**EXERCISE AIM:** Using the records that follow, reproduce exactly the lines starting at the line containing "Write the D3.js code for this chart." and ending at the line containing "const yTickValues = [0, 10, 20, 30];". Include both end lines and no pictures.

**DATASET ENTRIES:**
# # #

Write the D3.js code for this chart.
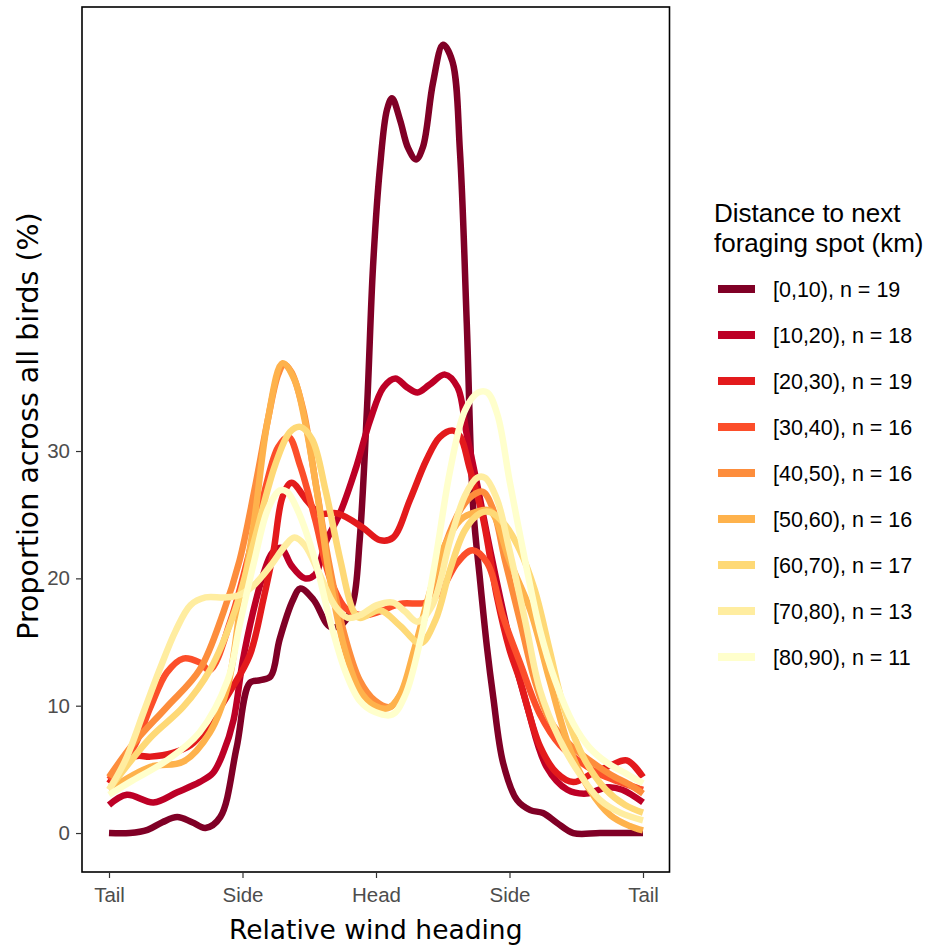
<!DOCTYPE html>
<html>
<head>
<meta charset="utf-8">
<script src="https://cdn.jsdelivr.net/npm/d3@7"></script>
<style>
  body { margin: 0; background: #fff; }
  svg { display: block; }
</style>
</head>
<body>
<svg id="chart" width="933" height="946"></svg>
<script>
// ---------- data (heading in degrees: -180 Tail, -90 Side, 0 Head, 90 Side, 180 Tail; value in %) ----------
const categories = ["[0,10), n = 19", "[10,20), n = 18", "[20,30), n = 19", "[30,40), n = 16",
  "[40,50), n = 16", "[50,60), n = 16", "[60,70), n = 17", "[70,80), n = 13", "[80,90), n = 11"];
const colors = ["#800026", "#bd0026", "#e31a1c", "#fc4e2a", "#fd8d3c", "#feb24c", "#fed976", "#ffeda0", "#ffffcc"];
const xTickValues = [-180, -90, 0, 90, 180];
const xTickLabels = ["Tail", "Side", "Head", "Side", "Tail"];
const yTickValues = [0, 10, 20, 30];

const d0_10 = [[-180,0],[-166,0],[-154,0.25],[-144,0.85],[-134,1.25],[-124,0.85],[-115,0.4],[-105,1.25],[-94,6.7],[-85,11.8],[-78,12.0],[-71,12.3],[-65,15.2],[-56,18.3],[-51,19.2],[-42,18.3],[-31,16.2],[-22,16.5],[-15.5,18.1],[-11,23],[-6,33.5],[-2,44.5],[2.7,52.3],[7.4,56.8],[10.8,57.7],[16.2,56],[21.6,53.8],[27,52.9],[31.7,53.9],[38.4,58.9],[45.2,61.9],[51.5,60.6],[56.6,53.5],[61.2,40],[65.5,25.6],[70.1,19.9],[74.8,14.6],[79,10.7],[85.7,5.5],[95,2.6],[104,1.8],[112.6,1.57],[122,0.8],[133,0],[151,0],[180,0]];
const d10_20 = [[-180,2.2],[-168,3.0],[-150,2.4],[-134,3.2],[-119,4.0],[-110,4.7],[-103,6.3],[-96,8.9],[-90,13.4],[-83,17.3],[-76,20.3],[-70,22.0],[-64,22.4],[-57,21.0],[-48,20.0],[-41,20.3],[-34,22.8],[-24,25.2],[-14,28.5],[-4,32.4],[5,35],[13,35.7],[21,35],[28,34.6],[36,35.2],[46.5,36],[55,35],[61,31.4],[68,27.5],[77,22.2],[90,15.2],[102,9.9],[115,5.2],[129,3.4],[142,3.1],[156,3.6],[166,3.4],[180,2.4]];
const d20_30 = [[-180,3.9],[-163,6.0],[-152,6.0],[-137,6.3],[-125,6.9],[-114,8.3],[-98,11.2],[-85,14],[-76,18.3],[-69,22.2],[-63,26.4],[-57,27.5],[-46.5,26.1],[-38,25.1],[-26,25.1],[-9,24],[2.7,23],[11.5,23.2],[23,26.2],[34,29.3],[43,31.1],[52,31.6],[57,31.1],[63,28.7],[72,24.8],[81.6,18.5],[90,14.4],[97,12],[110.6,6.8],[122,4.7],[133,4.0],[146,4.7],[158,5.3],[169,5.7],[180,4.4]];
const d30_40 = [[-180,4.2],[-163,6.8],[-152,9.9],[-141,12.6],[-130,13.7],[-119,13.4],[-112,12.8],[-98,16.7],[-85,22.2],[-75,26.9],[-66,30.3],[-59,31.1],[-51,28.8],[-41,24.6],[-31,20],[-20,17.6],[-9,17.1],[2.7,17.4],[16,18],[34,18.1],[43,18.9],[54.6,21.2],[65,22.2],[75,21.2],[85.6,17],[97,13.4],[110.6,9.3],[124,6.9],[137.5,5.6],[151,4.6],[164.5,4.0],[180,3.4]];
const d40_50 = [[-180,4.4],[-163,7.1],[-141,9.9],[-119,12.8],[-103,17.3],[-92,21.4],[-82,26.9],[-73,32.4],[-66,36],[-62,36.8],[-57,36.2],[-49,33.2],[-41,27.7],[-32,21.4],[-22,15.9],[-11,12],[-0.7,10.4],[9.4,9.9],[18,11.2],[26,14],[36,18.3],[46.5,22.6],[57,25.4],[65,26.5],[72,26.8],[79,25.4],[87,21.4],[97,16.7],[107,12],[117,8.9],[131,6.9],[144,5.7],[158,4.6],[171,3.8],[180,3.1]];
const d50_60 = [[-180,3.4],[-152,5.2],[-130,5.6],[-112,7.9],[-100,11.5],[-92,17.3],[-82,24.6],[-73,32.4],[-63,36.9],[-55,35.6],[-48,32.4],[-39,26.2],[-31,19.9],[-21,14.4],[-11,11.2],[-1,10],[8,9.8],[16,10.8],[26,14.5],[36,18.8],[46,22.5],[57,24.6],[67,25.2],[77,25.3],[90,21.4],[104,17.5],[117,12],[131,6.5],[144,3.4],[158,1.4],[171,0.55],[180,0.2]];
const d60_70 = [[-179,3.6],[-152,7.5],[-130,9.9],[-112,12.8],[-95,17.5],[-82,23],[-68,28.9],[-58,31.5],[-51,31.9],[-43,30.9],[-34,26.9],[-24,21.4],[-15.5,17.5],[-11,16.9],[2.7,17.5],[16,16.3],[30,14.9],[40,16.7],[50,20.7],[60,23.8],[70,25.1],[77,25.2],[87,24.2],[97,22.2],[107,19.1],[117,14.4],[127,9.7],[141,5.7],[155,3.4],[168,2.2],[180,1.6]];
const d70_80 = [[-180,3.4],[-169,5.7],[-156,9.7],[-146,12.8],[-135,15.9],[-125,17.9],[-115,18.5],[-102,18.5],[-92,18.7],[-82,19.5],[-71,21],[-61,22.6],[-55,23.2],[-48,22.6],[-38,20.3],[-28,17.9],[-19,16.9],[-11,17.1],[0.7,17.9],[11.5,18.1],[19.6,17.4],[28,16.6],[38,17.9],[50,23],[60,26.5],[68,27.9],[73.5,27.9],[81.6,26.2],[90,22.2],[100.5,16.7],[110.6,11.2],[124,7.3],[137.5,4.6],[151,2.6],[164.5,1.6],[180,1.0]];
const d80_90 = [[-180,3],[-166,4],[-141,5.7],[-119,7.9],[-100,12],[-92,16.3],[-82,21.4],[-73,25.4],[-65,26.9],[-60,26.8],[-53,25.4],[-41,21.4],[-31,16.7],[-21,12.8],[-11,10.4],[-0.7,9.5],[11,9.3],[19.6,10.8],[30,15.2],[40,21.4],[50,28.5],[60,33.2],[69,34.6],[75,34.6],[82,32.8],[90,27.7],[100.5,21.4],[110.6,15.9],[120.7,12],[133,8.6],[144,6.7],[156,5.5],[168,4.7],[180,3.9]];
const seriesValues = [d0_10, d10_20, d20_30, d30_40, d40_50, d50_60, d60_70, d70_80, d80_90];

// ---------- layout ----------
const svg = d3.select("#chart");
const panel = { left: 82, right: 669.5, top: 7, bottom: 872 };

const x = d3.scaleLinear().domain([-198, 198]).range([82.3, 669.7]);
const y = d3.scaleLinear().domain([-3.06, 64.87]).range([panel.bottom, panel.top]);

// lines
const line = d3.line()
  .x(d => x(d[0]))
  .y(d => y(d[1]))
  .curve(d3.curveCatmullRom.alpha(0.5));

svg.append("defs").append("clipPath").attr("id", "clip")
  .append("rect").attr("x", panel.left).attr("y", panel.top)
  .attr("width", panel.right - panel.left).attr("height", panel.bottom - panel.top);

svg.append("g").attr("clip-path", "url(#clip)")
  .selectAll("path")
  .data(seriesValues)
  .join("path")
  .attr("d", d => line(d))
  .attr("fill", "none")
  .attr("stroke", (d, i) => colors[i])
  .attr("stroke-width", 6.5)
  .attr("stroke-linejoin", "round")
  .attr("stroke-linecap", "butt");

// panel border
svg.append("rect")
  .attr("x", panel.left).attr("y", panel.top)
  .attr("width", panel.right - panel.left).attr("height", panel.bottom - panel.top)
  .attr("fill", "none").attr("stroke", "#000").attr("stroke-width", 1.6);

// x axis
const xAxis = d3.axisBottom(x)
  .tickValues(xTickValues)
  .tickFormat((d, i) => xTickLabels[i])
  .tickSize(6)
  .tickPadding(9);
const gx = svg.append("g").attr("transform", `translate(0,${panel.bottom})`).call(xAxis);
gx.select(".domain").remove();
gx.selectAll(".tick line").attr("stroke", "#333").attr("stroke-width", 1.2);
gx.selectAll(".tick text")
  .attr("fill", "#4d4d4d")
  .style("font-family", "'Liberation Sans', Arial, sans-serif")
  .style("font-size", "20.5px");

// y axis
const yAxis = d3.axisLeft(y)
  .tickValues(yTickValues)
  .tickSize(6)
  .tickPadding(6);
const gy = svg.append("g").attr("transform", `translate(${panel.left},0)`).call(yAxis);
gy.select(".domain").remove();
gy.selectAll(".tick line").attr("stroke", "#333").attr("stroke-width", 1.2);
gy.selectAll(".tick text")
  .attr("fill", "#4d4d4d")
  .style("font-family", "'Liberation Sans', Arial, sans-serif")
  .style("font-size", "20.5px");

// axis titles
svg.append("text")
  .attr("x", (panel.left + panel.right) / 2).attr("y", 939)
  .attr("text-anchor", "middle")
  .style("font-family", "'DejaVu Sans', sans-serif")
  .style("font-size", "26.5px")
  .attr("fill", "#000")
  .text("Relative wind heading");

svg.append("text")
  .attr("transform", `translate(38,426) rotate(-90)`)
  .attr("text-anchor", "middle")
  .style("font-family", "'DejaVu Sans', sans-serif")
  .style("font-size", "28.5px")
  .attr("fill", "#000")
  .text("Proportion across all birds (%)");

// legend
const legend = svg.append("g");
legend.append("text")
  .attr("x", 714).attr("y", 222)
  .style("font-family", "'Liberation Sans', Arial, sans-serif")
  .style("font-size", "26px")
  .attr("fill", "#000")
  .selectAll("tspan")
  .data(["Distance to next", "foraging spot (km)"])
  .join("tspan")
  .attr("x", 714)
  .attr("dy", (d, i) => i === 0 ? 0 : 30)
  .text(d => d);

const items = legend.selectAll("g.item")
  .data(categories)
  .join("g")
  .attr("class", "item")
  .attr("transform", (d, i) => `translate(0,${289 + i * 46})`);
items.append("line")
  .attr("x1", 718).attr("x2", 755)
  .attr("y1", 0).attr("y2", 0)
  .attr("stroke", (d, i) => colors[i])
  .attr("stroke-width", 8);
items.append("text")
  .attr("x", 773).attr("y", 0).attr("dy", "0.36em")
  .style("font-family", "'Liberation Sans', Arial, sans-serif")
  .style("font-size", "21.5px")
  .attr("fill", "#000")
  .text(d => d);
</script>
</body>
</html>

# # #

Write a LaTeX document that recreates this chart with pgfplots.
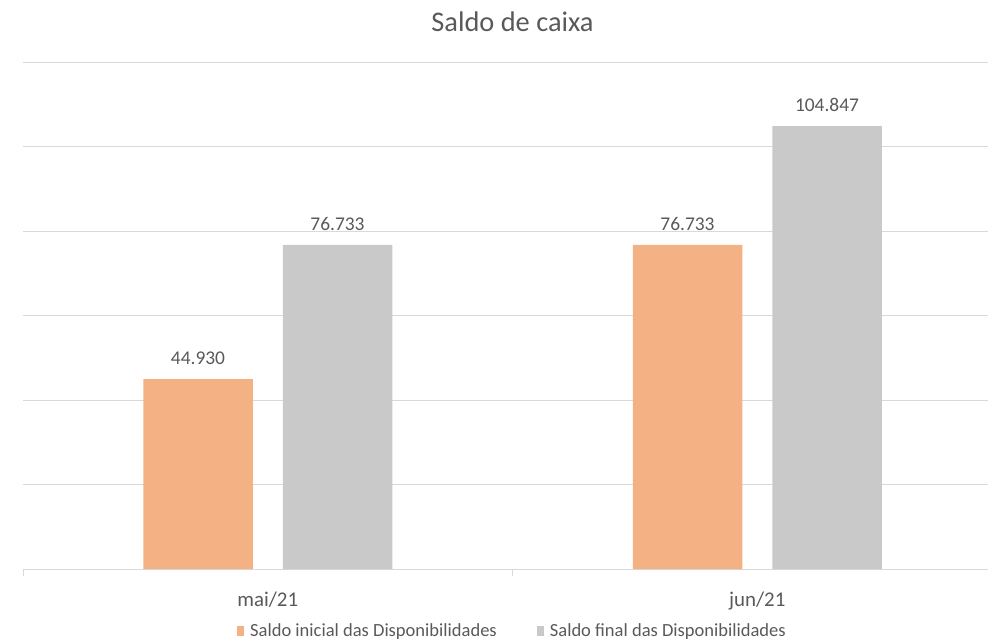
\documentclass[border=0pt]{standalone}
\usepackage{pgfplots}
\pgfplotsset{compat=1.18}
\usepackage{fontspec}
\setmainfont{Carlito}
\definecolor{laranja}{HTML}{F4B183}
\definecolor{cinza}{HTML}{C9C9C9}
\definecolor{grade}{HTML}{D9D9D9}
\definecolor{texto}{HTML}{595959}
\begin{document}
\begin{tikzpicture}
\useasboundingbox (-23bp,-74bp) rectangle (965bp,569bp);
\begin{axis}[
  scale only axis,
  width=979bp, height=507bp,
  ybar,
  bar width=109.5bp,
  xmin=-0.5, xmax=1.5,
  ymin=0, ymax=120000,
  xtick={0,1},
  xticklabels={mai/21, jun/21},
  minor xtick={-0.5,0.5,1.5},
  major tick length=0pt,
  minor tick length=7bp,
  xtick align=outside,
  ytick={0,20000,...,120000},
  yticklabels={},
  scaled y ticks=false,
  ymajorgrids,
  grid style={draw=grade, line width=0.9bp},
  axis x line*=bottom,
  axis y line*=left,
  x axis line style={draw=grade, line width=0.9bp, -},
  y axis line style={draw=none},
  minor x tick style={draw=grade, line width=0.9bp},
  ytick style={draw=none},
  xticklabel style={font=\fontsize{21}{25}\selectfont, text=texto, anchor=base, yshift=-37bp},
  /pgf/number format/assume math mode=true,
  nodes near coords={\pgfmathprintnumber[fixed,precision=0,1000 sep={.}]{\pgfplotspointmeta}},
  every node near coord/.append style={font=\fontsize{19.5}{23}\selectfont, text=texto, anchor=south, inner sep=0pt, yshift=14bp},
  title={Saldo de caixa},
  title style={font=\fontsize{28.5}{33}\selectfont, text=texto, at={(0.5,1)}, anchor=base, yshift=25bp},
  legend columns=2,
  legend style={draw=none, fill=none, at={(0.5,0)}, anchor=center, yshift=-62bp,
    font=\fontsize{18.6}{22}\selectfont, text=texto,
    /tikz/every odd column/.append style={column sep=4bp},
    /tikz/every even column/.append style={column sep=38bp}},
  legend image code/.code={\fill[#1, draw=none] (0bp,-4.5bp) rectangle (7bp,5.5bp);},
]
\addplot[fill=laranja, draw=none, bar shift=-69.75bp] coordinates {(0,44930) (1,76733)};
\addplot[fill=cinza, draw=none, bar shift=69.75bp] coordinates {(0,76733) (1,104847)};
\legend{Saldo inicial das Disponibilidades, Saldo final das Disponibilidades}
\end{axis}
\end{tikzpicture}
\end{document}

# # #

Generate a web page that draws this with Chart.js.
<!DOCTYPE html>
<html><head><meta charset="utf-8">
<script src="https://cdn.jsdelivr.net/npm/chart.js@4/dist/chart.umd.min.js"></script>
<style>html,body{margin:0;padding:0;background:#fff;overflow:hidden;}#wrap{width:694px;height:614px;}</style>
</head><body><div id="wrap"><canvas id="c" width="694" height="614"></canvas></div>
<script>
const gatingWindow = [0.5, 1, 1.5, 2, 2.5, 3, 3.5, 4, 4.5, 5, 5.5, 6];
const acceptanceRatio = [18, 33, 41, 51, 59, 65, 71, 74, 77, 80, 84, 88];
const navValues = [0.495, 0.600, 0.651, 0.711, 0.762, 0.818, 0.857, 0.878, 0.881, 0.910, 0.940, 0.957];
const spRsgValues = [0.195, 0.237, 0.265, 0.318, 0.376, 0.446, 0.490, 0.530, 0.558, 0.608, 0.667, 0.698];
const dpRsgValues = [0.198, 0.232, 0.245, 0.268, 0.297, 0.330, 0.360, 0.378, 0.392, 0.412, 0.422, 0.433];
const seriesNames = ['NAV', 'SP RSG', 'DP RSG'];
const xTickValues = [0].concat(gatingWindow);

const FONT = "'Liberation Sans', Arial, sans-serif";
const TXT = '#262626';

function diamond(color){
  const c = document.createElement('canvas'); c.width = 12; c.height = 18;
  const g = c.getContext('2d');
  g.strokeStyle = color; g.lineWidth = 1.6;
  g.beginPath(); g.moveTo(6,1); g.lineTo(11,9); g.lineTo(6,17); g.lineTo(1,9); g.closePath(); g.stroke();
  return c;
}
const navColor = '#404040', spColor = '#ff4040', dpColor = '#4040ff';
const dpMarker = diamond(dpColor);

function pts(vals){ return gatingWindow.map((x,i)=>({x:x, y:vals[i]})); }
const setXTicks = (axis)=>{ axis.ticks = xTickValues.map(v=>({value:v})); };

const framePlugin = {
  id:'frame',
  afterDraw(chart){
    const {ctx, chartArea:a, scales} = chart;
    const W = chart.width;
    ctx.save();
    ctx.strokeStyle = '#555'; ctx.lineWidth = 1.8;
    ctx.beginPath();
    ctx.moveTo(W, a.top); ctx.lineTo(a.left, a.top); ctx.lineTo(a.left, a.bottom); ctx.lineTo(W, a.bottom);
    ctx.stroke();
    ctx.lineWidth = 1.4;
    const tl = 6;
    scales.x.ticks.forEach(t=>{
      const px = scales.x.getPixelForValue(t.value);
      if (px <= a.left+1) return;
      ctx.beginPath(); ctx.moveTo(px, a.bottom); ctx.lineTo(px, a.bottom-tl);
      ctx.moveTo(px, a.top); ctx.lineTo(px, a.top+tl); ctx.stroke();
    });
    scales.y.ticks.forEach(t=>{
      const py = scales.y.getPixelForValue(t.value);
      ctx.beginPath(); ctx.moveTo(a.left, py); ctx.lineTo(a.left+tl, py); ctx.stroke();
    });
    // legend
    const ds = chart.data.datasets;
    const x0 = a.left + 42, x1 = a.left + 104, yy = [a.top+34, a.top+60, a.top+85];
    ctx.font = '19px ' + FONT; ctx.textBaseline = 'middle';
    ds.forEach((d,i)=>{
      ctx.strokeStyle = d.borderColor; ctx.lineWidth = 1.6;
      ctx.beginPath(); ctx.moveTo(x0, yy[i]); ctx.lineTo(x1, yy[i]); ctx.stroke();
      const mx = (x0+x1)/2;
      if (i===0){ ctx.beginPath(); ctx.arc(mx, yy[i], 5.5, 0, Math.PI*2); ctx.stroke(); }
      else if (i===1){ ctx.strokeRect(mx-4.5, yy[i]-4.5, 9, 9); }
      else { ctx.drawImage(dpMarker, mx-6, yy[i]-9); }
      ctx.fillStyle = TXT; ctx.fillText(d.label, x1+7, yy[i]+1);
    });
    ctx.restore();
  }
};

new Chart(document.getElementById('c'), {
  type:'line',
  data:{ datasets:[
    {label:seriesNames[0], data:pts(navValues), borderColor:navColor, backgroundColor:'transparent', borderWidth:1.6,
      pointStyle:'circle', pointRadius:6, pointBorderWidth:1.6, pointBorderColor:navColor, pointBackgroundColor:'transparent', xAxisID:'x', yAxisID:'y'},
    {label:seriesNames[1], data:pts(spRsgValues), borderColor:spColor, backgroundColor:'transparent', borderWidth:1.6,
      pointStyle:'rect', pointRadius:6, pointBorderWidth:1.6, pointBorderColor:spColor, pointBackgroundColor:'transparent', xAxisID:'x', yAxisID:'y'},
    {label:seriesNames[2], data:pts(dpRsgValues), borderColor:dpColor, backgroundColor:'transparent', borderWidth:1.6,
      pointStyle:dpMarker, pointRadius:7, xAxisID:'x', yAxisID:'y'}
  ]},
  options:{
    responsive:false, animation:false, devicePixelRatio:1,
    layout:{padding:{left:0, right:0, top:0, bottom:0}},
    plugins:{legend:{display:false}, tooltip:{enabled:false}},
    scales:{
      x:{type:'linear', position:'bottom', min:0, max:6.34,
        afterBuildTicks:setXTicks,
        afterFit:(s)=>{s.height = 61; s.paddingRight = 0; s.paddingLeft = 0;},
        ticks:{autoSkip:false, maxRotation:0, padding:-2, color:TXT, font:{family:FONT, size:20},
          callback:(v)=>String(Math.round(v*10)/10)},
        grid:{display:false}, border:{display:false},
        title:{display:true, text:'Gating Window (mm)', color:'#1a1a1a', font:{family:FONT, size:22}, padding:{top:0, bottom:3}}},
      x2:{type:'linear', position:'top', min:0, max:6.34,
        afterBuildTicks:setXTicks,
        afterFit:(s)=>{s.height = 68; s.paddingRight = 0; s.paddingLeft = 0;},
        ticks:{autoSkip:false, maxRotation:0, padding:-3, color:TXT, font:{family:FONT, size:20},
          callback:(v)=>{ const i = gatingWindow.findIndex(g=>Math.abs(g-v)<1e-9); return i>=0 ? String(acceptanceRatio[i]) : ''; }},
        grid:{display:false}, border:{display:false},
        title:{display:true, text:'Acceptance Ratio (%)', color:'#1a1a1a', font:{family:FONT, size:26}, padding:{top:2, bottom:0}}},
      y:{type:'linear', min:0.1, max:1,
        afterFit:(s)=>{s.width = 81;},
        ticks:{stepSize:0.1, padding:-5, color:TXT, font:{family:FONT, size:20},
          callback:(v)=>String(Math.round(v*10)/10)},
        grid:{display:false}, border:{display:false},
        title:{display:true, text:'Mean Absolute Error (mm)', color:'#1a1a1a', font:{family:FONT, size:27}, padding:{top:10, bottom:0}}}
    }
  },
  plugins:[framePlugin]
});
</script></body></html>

# # #

**TASK OUTPUT:**
Write the D3.js code for this chart.
<!DOCTYPE html>
<html>
<head>
<meta charset="utf-8">
<script src="https://cdn.jsdelivr.net/npm/d3@7"></script>
<style>
  body { margin: 0; background: #fff; }
  svg { display: block; }
</style>
</head>
<body>
<svg id="chart" width="933" height="946"></svg>
<script>
// ---------- data (heading in degrees: -180 Tail, -90 Side, 0 Head, 90 Side, 180 Tail; value in %) ----------
const categories = ["[0,10), n = 19", "[10,20), n = 18", "[20,30), n = 19", "[30,40), n = 16",
  "[40,50), n = 16", "[50,60), n = 16", "[60,70), n = 17", "[70,80), n = 13", "[80,90), n = 11"];
const colors = ["#800026", "#bd0026", "#e31a1c", "#fc4e2a", "#fd8d3c", "#feb24c", "#fed976", "#ffeda0", "#ffffcc"];
const xTickValues = [-180, -90, 0, 90, 180];
const xTickLabels = ["Tail", "Side", "Head", "Side", "Tail"];
const yTickValues = [0, 10, 20, 30];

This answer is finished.